Кулагин шел по просеке вдоль черных, кривых столбов. Впереди, сердито крича, кружились вороны. Линия электропередачи нырнула в сырую ложбину, выбежала на бугор и уперлась в крашенный голубой краской забор. За забором между соснами выстроились легкие, один к одному, домики с забитыми крест-накрест окнами. Это был пионерлагерь, пока пустой и тихий, как бы застывший в ожидании того, близкого уже времени, когда появятся буйные хозяева, когда все здесь оживет, как в сказке о спящей царевне.
Из глубины лагеря медленно, не теряя достоинства, притрусил большой черно-белый пес с закрученным хвостом и, сев возле забора, уставился на человека умными карими глазами. Лаять он не собирался.
— Скучаешь? — спросил Кулагин, просовывая между штакетинами руку. Пес ткнулся под нее головой и от наслаждения закрыл глаза.
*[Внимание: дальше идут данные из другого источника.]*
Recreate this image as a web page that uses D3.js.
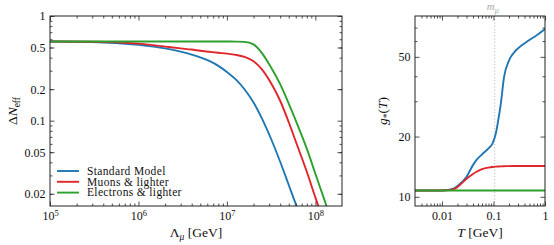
<!DOCTYPE html>
<html>
<head>
<meta charset="utf-8">
<script src="https://cdn.jsdelivr.net/npm/d3@7"></script>
<style>
  body { margin: 0; background: #fff; }
  svg text { font-family: "Liberation Serif", "Times New Roman", serif; fill: #111; }
</style>
</head>
<body>
<svg id="chart" width="554" height="245" font-family="Liberation Serif, serif"></svg>
<script>
// ---- left panel data: Delta N_eff vs Lambda_mu ----
var lambda = [1e5, 3e5, 1e6, 2e6, 3e6, 4e6, 5e6, 6.3e6, 8e6, 1e7, 1.26e7, 1.58e7, 2e7, 2.5e7, 3.16e7, 4e7, 5e7, 6.3e7, 8e7, 1e8, 1.26e8, 1.58e8, 2e8];
var dnStandard = [0.57, 0.565, 0.53, 0.49, 0.456, 0.428, 0.403, 0.372, 0.334, 0.292, 0.248, 0.1995, 0.149, 0.104, 0.0668, 0.0405, 0.0243, 0.0143, 0.0085, null, null, null, null];
var dnMuons    = [0.57, 0.567, 0.545, 0.51, 0.49, 0.478, 0.465, 0.455, 0.445, 0.437, 0.425, 0.406, 0.37, 0.308, 0.228, 0.155, 0.0965, 0.0566, 0.0325, 0.0185, 0.0105, null, null];
var dnElectrons = [0.57, 0.57, 0.57, 0.57, 0.57, 0.57, 0.57, 0.57, 0.57, 0.57, 0.569, 0.566, 0.535, 0.44, 0.322, 0.223, 0.1455, 0.0908, 0.054, 0.0311, 0.0177, 0.01, null];
var lambdaTicks = [1e5, 1e6, 1e7, 1e8];
var dnTicks = [1, 0.5, 0.2, 0.1, 0.05, 0.02];
var dnTickLabels = ["1", "0.5", "0.2", "0.1", "0.05", "0.02"];

// ---- right panel data: g_*(T) ----
var temp = [0.003, 0.01, 0.014, 0.018, 0.022, 0.03, 0.04, 0.046, 0.06, 0.08, 0.096, 0.111, 0.125, 0.139, 0.16, 0.2, 0.27, 0.35, 0.48, 0.7, 1.0];
var gStandard = [10.75, 10.76, 10.85, 11.1, 11.55, 12.6, 14.4, 15.2, 16.3, 17.45, 18.5, 20.7, 24.5, 29.2, 39.5, 47.9, 53.7, 57.0, 60.3, 64.3, 68.9];
var gMuons    = [10.75, 10.76, 10.82, 11.0, 11.43, 12.3, 13.0, 13.3, 13.75, 14.0, 14.1, 14.15, 14.18, 14.2, 14.22, 14.24, 14.25, 14.25, 14.25, 14.25, 14.25];
var gElectrons = [10.75, 10.75, 10.75, 10.75, 10.75, 10.75, 10.75, 10.75, 10.75, 10.75, 10.75, 10.75, 10.75, 10.75, 10.75, 10.75, 10.75, 10.75, 10.75, 10.75, 10.75];
var tTicks = [0.01, 0.1, 1];
var tTickLabels = ["0.01", "0.1", "1"];
var gTicks = [10, 20, 50];
var gMinor = [30, 40, 60, 70];
var muonMass = 0.1057;

var seriesNames = ["Standard Model", "Muons & lighter", "Electrons & lighter"];
var colors = ["#1f77b4", "#e0262b", "#2ca02c"];

var svg = d3.select("#chart");

function logMinors(lo, hi) {
    var out = [];
    for (var e = Math.floor(Math.log10(lo)); e <= Math.ceil(Math.log10(hi)); e++) {
        for (var m = 2; m <= 9; m++) {
            var v = m * Math.pow(10, e);
            if (v > lo && v < hi) out.push(v);
        }
    }
    return out;
}

// frame + inward ticks on all four sides
function drawAxes(g, x, y, xMajor, yMajor, xMinor, yMinor) {
    var r = x.range(), h = y.range();
    var W = r[1] - r[0], H = h[0] - h[1];
    var sides = [
        { ax: d3.axisBottom, sc: x, tr: "translate(0," + h[0] + ")" },
        { ax: d3.axisTop, sc: x, tr: "translate(0," + h[1] + ")" },
        { ax: d3.axisLeft, sc: y, tr: "translate(" + r[0] + ",0)" },
        { ax: d3.axisRight, sc: y, tr: "translate(" + r[1] + ",0)" }
    ];
    sides.forEach(function(s, i) {
        var isX = i < 2;
        var major = g.append("g").attr("class", "axis").attr("transform", s.tr)
            .call(s.ax(s.sc).tickValues(isX ? xMajor : yMajor).tickSize(-4.5).tickPadding(isX ? 5.5 : 4.5).tickFormat(""));
        var minor = g.append("g").attr("class", "axis").attr("transform", s.tr)
            .call(s.ax(s.sc).tickValues(isX ? xMinor : yMinor).tickSize(-2.5).tickFormat(""));
        major.attr("font-family", null);
        minor.attr("font-family", null);
        major.select(".domain").remove();
        minor.select(".domain").remove();
        g.selectAll(".axis line").attr("stroke", "#222").attr("stroke-width", 0.8);
        if (i == 0) major.attr("class", "axis xlab");
        if (i == 2) major.attr("class", "axis ylab");
    });
    g.append("rect")
        .attr("x", r[0]).attr("y", h[1])
        .attr("width", W).attr("height", H)
        .attr("fill", "none").attr("stroke", "#222").attr("stroke-width", 1);
}

function drawLines(g, x, y, xs, series, clipId) {
    var r = x.range(), h = y.range();
    g.append("clipPath").attr("id", clipId).append("rect")
        .attr("x", r[0]).attr("y", h[1]).attr("width", r[1] - r[0]).attr("height", h[0] - h[1]);
    var line = d3.line()
        .defined(function(d) { return d[1] != null; })
        .x(function(d) { return x(d[0]); })
        .y(function(d) { return y(d[1]); })
        .curve(d3.curveMonotoneX);
    series.forEach(function(vals, i) {
        g.append("path")
            .datum(xs.map(function(v, k) { return [v, vals[k]]; }))
            .attr("clip-path", "url(#" + clipId + ")")
            .attr("fill", "none")
            .attr("stroke", colors[i])
            .attr("stroke-width", 1.9)
            .attr("d", line);
    });
}

// ---------- left panel ----------
var xL = d3.scaleLog().domain([1e5, 2e8]).range([50, 342]);
var yL = d3.scaleLog().domain([0.0153, 1]).range([206, 16]);
var left = svg.append("g");

drawLines(left, xL, yL, lambda, [dnStandard, dnMuons, dnElectrons], "clipL");
drawAxes(left, xL, yL, lambdaTicks, dnTicks, logMinors(1e5, 2e8), logMinors(0.0153, 1));

left.select(".xlab").selectAll(".tick text").each(function(d) {
    var t = d3.select(this).attr("font-size", 12).attr("fill", "#111").text("10");
    t.append("tspan").attr("dy", "-0.45em").attr("font-size", 8.5).text(Math.round(Math.log10(d)));
});
left.select(".ylab").selectAll(".tick text").each(function(d, i) {
    d3.select(this).attr("font-size", 12).attr("fill", "#111").text(dnTickLabels[dnTicks.indexOf(d)]);
});

// legend
var legend = left.append("g").attr("transform", "translate(57,171)");
seriesNames.forEach(function(name, i) {
    var row = legend.append("g").attr("transform", "translate(0," + (i * 10.8) + ")");
    row.append("line").attr("x1", 0).attr("x2", 22).attr("stroke", colors[i]).attr("stroke-width", 1.9);
    row.append("text").attr("x", 30).attr("y", 3.8).attr("font-size", 11.5).attr("letter-spacing", 0.35).text(name);
});

// axis titles
var xtL = left.append("text").attr("x", 196).attr("y", 237).attr("text-anchor", "middle").attr("font-size", 13.5);
xtL.append("tspan").text("Λ");
xtL.append("tspan").attr("font-style", "italic").attr("font-size", 9.5).attr("dy", 3).text("μ");
xtL.append("tspan").attr("dy", -3).text(" [GeV]");

var ytL = left.append("text").attr("transform", "translate(17,111) rotate(-90)").attr("text-anchor", "middle").attr("font-size", 13.5);
ytL.append("tspan").text("Δ");
ytL.append("tspan").attr("font-style", "italic").text("N");
ytL.append("tspan").attr("font-size", 9.5).attr("dy", 3).text("eff");

// ---------- right panel ----------
var xR = d3.scaleLog().domain([0.003, 1]).range([415, 545]);
var yR = d3.scaleLog().domain([9, 80]).range([206, 16]);
var right = svg.append("g");

right.append("line")
    .attr("x1", xR(muonMass)).attr("x2", xR(muonMass))
    .attr("y1", yR.range()[1]).attr("y2", yR.range()[0])
    .attr("stroke", "#bbb").attr("stroke-width", 1).attr("stroke-dasharray", "1.2,2");

drawLines(right, xR, yR, temp, [gStandard, gMuons, gElectrons], "clipR");
drawAxes(right, xR, yR, tTicks, gTicks, logMinors(0.003, 1), gMinor);

right.select(".xlab").selectAll(".tick text").each(function(d) {
    d3.select(this).attr("font-size", 12).attr("fill", "#111").text(tTickLabels[tTicks.indexOf(d)]);
});
right.select(".ylab").selectAll(".tick text").each(function(d) {
    d3.select(this).attr("font-size", 12).attr("fill", "#111").text(d);
});

var mlab = right.append("text").attr("x", xR(muonMass) - 2).attr("y", 10).attr("text-anchor", "middle")
    .attr("font-size", 11).style("fill", "#aaa");
mlab.append("tspan").attr("font-style", "italic").text("m");
mlab.append("tspan").attr("font-style", "italic").attr("font-size", 8).attr("dy", 2.5).text("μ");

var xtR = right.append("text").attr("x", 480).attr("y", 237).attr("text-anchor", "middle").attr("font-size", 13.5);
xtR.append("tspan").attr("font-style", "italic").text("T");
xtR.append("tspan").text(" [GeV]");

var ytR = right.append("text").attr("transform", "translate(387,111) rotate(-90)").attr("text-anchor", "middle").attr("font-size", 13.5);
ytR.append("tspan").attr("font-style", "italic").text("g");
ytR.append("tspan").attr("font-size", 9.5).attr("dy", 3).text("*");
ytR.append("tspan").attr("dy", -3).text("(");
ytR.append("tspan").attr("font-style", "italic").text("T");
ytR.append("tspan").text(")");
</script>
</body>
</html>
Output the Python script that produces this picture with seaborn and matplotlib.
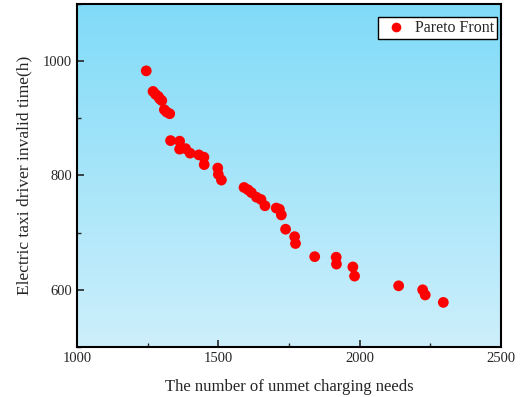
import numpy as np
import pandas as pd
import matplotlib
matplotlib.use("Agg")
import matplotlib.pyplot as plt
from matplotlib.colors import LinearSegmentedColormap
from matplotlib.ticker import MultipleLocator
import seaborn as sns

unmet_needs = [1245, 1269, 1278, 1288, 1293, 1300, 1309, 1317, 1328, 1331,
               1363, 1363, 1384, 1400, 1431, 1449, 1450, 1498, 1500, 1511,
               1591, 1605, 1617, 1635, 1651, 1665, 1705, 1716, 1723, 1738,
               1770, 1773, 1841, 1917, 1918, 1976, 1982, 2138, 2223, 2232, 2296]
invalid_time = [983, 947, 942, 938, 934, 931, 915, 911, 908, 861,
                860, 846, 847, 839, 836, 832, 819, 813, 802, 792,
                779, 775, 770, 762, 758, 747, 743, 741, 731, 706,
                693, 681, 658, 657, 645, 640, 624, 607, 600, 591, 578]
x_ticks = [1000, 1500, 2000, 2500]
y_ticks = [600, 800, 1000]

df = pd.DataFrame({"x": unmet_needs, "y": invalid_time, "s": "Pareto Front"})

sns.set_style("ticks")
plt.rcParams['font.family'] = ['Liberation Serif', 'DejaVu Serif']

fig = plt.figure(figsize=(5.26, 3.97), dpi=100)
ax = fig.add_axes([0.1464, 0.126, 0.806, 0.864])

cmap = LinearSegmentedColormap.from_list("bg", ["#cdeffb", "#80dbf8"])
grad = np.linspace(0, 1, 256).reshape(-1, 1)
ax.imshow(grad, cmap=cmap, aspect="auto", extent=[0, 1, 0, 1],
          transform=ax.transAxes, origin="lower", zorder=0)

sns.scatterplot(data=df, x="x", y="y", hue="s", palette=["#ff0000"],
                s=60, edgecolor="none", ax=ax, zorder=3)

ax.set_xlim(1000, 2500)
ax.set_ylim(500, 1100)
ax.set_xticks(x_ticks)
ax.set_yticks(y_ticks)
ax.xaxis.set_minor_locator(MultipleLocator(250))
ax.yaxis.set_minor_locator(MultipleLocator(100))
ax.tick_params(which="major", direction="in", length=5, width=1.2, labelsize=10.5,
               top=False, right=False)
ax.tick_params(which="minor", direction="in", length=3, width=1.0, top=False, right=False)
for sp in ax.spines.values():
    sp.set_linewidth(1.5)
    sp.set_color("black")

ax.set_xlabel("The number of unmet charging needs", fontsize=12, labelpad=10)
ax.set_ylabel("Electric taxi driver invalid time(h)", fontsize=12.5, labelpad=8)

leg = ax.legend(loc="upper right", bbox_to_anchor=(0.991, 0.962), fontsize=11.5,
                frameon=True, fancybox=False, edgecolor="black", borderpad=0.2,
                handletextpad=0.3, handlelength=1.8, borderaxespad=0.0,
                markerscale=0.9)
leg.get_frame().set_linewidth(1.0)
leg.get_frame().set_facecolor("white")
leg.get_frame().set_alpha(1)

fig.savefig("out.png", dpi=100)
— Скучаешь, — утвердительно повторил Андрей Емельянович, шевеля пальцами в густой шерсти. — Ну, ничего, скоро приятели твои, пионеры, приедут, будут тебе и пляски и ласки. Все переменится, все... Как гласит классическая латынь: «Темпора мутантур эт нос мутамур ин иллис», что значит: «Времена меняются, и мы меняемся с ними...» Черта с два! Не меняемся мы, не хотим меняться. Мы даже гордимся, какие мы неизменные, непреклонные...
Пес, склонив голову набок, не отрываясь смотрел прямо в глаза — очевидно, не был знаком с сочинением известного биолога, который утверждал, что собаки не выносят человеческого взгляда.
— А может, я ошибаюсь? — продолжал свой монолог Андрей Емельянович. — Может быть, мы со временем все-таки становимся другими?
Кулагин готов был поклясться, что губы собаки искривились в подобии улыбки.
— Ну вот, ты смеешься. Нехорошо, пес. Все-таки я — гомо сапиенс, человек разумный. Разумный — значит, могу размышлять, сравнивать, делать выводы, а у тебя только инстинкты, рефлексы и никакого сознания. Вот кто у вас вожак? Тот, кто лучше всех хватает за горло. Своего — для дисциплины, чужака — для расправы, А у нас, людей, иначе, у нас за горло хватать нельзя. Потому что если хватать за горло, в коллективе останутся одни шавки. Знаешь, такие, которые чуть что переворачиваются на спинку кверху лапками. И получится мерзость... Трудно, псина, быть вожаком, ох как трудно: иногда надо и рыкнуть, а иногда и сделать вид, что ничего не заметил. Потому что люди, как, впрочем, и собаки, обладают чувством собственного достоинства, и когда вожаки, забывая об этом, предпочитают только рычать, такое лидерство плохо кончается для всех. В том числе и для самого вожака.